Furthermore, Khun et al. discovered a correlation between CK-MB and myocardial damage in their investigation. They discovered that the serum concentration of SEEP1 increased intraoperatively (2 min after reperfusion or 15 min after weaning from the CPB), and that it correlated positively with the CK-MB values measured after the intervention. This is in contrast to previous studies that found circulating concentrations of SEEP1 were unrelated to many routine laboratory markers in patients attending the emergency ward for chest pain, like troponin T, creatinine, the heart-specific isoform of creatine kinase (CK-MB), the liver enzymes, white blood cell count (WBC), potassium, or others. This finding suggests that an early event, a rise in serum SEEP1 concentration, preceded an increase in CK-MB concentration, a marker for myocardial injury. In our analysis, we tested all myocardial markers routinely used and previously described, identifying a direct relationship between SEEP1 and CK-MB, troponin C and myoglobin. Given this, SEPP1 concentration application would be worthy of further investigation as it may aid in better identification of perioperative myocardial illness following heart surgery—a condition that is regrettably still rather common and difficult to anticipate.

Our study’s primary drawback is its small sample size, which made it difficult to conduct a more thorough analysis and might have underpowered the investigation when compared to the secondary composite endpoint. It is important to take into account the screening biomarkers’ limitations.
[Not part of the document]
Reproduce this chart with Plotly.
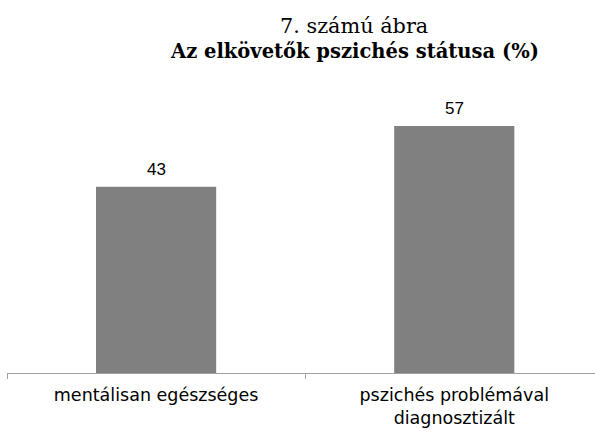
import plotly.graph_objects as go

categories = ["mentálisan egészséges", "pszichés problémával<br>diagnosztizált"]
values = [43, 57]
value_labels = ["43", "57"]
title_line1 = "7. számú ábra"
title_line2 = "Az elkövetők pszichés státusa (%)"

W, H = 595, 432
ML, MR, MT, MB = 7, 0, 113, 59
plot_w = W - ML - MR
plot_h = H - MT - MB

fig = go.Figure()
fig.add_trace(go.Bar(
    x=categories, y=values,
    marker=dict(color="#808080", line=dict(width=0)),
    hoverinfo="skip",
))

for cat, val, lab in zip(categories, values, value_labels):
    fig.add_annotation(
        x=cat, y=val, xref="x", yref="y",
        text=lab, showarrow=False,
        yanchor="bottom", yshift=6,
        font=dict(family="Liberation Sans, Arial, sans-serif", size=17, color="#000000"),
    )

title_x = (354 - ML) / plot_w
fig.add_annotation(
    x=title_x, y=(H - MB - 26) / plot_h, xref="paper", yref="paper",
    text=title_line1, showarrow=False, xanchor="center", yanchor="middle",
    font=dict(family="DejaVu Serif, serif", size=20.8, color="#000000"),
)
fig.add_annotation(
    x=title_x, y=(H - MB - 52) / plot_h, xref="paper", yref="paper",
    text=f"<b>{title_line2}</b>", showarrow=False, xanchor="center", yanchor="middle",
    font=dict(family="DejaVu Serif, serif", size=19.5, color="#000000"),
)

fig.update_layout(
    width=W, height=H,
    margin=dict(l=ML, r=MR, t=MT, b=MB),
    paper_bgcolor="white", plot_bgcolor="white",
    showlegend=False,
    bargap=0.597,
    xaxis=dict(
        type="category",
        range=[-0.5, 1.472],
        showline=True, linecolor="#a0a0a0", linewidth=1,
        ticks="outside", ticklen=5, tickcolor="#a0a0a0", tickwidth=1,
        tickson="boundaries",
        ticklabelstandoff=6,
        showgrid=False, zeroline=False,
        tickfont=dict(family="DejaVu Sans, sans-serif", size=17.5, color="#000000"),
    ),
    yaxis=dict(range=[0, 60], visible=False, showgrid=False),
)

fig.write_html(
    "out.html",
    config={"displayModeBar": False},
    post_script="document.body.style.margin='0';document.body.style.padding='0';",
)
Comparable to a biological analyte, the concentrations of biomarkers are widely distributed. Therefore, concentrations in individuals with and without disease overlap significantly, even though the underlying distribution varies according to disease status [7]. At the same time, we should be aware that an ideal biomarker for myocardial injury does not exist.

Apart from the reliability, fast use, and low costs of the biomarkers routinely used in clinical settings, we still do not know about the severity or the reversibility of the myocardial injury by measuring them. This has great impact on the patient and on the health system’s costs. On the other hand, our study cohort was relatively homogeneous in terms of comorbidities and types of surgery and did not include patients with acute myocardial infarction. Given the observational nature of this study, the presence of selection bias and significant residual confounding cannot thus be fully ruled out. Finally, SEPP1 was measured up to 12 h after surgery; although previous evidence suggests that SEPP1 levels revert to normal by 24 h after CPB; an extended observation would have been more helpful in characterizing the dynamic relationship between SEPP1 and myocardial injury.

5. Conclusions

New biomarkers of myocardial injury are required in the cardiac surgical context. Patients undergoing cardiac surgery who are at risk of experiencing perioperative myocardial damage may benefit greatly from early SEPP1 assessment following CPB. The results of this study, however, should only be regarded as preliminary, and they should be expanded upon in larger and more diverse populations.